* TASK DETAILS *
From the entries below, pull out each line where "Python" appears.

* TASK MATERIAL *
↓↓↓
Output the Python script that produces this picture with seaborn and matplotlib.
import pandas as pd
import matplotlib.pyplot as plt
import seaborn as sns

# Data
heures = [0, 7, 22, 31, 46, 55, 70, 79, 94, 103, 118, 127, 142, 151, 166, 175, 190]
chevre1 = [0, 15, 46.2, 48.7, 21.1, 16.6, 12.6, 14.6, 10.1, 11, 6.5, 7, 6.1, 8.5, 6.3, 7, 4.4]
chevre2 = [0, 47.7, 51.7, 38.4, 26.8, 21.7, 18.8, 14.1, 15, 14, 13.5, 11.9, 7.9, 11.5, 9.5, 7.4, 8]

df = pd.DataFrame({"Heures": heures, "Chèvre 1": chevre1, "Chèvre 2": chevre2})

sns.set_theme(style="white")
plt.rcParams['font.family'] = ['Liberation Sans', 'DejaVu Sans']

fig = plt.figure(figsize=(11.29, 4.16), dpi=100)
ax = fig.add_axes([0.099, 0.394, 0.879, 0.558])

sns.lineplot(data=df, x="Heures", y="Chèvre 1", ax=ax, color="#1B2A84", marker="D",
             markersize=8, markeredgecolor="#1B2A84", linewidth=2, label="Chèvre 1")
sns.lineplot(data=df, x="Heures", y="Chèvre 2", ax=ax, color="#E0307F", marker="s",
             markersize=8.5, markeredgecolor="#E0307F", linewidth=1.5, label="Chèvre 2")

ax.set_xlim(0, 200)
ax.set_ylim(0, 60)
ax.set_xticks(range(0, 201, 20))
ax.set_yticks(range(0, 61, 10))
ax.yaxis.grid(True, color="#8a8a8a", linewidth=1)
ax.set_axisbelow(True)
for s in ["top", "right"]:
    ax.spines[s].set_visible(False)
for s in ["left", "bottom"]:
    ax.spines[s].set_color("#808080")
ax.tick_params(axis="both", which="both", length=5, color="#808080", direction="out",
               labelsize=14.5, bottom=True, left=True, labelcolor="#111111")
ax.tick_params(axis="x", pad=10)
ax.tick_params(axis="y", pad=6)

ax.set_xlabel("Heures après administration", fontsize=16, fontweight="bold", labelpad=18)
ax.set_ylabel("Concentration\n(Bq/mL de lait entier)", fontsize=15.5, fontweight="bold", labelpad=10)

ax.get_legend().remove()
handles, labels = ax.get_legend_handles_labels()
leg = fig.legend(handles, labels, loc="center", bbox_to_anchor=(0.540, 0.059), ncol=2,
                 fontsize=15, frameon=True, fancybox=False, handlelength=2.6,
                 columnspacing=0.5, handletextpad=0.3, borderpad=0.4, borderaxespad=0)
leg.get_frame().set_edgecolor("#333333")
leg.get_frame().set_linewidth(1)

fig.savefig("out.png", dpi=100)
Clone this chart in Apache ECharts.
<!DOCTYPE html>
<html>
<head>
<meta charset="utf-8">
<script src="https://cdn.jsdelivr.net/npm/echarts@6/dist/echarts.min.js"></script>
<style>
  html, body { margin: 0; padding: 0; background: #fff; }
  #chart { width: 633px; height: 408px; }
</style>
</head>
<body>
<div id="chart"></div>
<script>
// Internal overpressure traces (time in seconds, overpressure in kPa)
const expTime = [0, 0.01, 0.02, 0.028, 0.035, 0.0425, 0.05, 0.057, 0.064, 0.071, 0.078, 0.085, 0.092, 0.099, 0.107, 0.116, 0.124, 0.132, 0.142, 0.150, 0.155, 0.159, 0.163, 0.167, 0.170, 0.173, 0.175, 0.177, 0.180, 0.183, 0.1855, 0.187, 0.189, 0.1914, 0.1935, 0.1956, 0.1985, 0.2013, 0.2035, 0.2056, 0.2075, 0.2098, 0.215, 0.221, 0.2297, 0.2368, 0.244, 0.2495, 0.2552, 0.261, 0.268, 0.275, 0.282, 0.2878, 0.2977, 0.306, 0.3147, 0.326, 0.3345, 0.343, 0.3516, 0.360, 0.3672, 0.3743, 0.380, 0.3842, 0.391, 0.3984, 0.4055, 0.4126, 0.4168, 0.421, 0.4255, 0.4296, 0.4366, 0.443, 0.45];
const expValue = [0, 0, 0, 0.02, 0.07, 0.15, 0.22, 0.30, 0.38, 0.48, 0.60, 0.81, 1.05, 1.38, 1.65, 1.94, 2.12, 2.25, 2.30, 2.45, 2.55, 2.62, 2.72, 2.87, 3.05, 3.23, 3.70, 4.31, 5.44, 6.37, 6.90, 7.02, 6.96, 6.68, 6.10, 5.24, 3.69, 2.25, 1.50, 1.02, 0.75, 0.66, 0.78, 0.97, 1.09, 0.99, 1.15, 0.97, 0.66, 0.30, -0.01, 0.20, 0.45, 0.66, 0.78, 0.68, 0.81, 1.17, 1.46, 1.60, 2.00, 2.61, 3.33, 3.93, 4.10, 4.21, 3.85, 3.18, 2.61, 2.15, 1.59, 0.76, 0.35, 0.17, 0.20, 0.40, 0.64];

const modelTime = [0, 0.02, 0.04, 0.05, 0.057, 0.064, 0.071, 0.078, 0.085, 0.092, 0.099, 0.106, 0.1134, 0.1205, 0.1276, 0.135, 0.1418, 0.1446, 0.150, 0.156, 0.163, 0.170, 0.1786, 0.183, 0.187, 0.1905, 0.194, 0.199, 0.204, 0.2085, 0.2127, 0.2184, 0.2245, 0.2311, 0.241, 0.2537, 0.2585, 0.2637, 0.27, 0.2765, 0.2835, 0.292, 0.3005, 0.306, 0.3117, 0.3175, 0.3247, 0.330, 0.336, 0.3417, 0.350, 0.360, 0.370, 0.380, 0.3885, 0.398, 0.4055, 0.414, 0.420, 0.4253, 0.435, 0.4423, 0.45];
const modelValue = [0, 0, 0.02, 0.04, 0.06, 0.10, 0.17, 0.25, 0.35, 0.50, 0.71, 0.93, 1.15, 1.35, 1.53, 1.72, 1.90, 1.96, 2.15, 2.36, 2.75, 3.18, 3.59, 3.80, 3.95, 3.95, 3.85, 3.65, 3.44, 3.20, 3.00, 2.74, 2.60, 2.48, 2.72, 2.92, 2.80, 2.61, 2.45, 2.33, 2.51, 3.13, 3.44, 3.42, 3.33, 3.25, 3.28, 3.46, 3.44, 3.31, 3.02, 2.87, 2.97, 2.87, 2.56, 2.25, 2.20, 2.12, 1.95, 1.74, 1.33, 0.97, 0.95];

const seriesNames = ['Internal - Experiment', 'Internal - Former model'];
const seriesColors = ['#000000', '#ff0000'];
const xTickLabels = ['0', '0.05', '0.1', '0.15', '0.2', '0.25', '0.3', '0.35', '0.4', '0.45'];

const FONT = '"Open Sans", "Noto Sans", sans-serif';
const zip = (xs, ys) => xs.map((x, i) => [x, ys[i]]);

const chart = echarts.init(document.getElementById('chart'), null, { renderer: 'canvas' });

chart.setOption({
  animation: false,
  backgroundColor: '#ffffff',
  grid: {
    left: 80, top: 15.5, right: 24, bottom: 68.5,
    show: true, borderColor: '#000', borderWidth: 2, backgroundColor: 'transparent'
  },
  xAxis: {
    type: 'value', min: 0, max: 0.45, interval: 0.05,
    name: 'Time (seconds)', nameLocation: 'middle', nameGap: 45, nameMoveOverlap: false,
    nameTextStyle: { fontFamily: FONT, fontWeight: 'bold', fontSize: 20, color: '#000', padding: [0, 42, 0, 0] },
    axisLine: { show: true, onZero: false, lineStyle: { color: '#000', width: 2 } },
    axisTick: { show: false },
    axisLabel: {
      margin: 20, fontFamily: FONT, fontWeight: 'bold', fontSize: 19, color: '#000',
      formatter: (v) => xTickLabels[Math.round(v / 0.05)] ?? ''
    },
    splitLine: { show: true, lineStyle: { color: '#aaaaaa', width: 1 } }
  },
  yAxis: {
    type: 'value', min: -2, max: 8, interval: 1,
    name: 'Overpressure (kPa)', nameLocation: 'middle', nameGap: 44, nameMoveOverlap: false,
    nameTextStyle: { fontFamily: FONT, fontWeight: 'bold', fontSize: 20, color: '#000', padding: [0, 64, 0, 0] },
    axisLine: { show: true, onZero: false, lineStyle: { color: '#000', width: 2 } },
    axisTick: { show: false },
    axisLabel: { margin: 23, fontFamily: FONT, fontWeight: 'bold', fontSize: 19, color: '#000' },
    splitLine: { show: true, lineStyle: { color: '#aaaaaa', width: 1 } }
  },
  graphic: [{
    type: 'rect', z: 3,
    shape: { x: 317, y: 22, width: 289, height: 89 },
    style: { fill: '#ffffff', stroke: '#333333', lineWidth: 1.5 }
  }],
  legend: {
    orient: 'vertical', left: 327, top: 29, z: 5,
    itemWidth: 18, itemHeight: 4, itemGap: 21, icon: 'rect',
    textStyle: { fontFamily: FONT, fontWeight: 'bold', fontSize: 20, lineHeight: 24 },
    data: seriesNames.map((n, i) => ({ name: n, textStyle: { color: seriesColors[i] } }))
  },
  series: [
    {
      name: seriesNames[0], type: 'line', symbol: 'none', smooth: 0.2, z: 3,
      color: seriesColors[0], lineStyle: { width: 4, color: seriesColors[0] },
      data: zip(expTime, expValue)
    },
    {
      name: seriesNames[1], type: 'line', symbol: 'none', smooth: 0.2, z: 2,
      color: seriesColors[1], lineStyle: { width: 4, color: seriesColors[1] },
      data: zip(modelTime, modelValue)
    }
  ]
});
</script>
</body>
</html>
↑↑↑
↓↓↓
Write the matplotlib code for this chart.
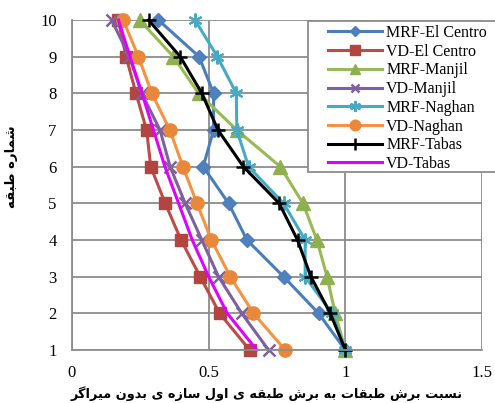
↑↑↑
↓↓↓
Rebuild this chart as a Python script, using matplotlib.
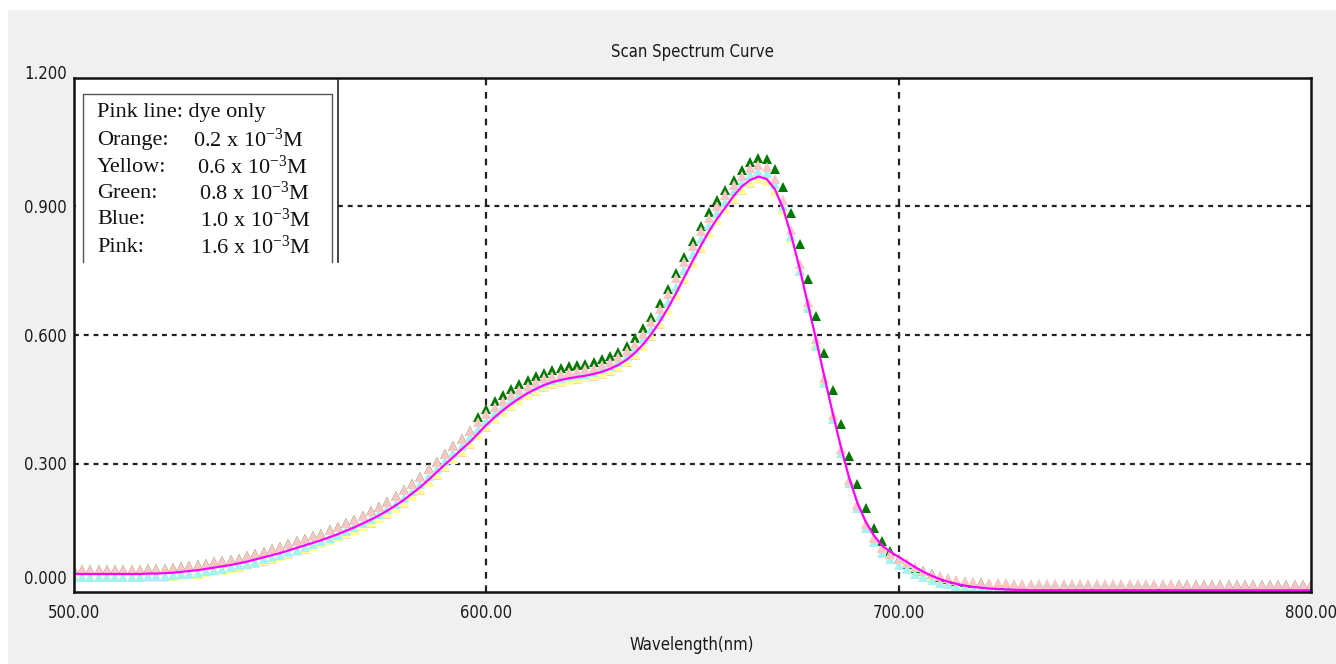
↑↑↑
* SOLUTION TO THE PROBLEM *
Output the Python script that produces this picture with seaborn and matplotlib.
Rebuild this chart as a Python script, using matplotlib.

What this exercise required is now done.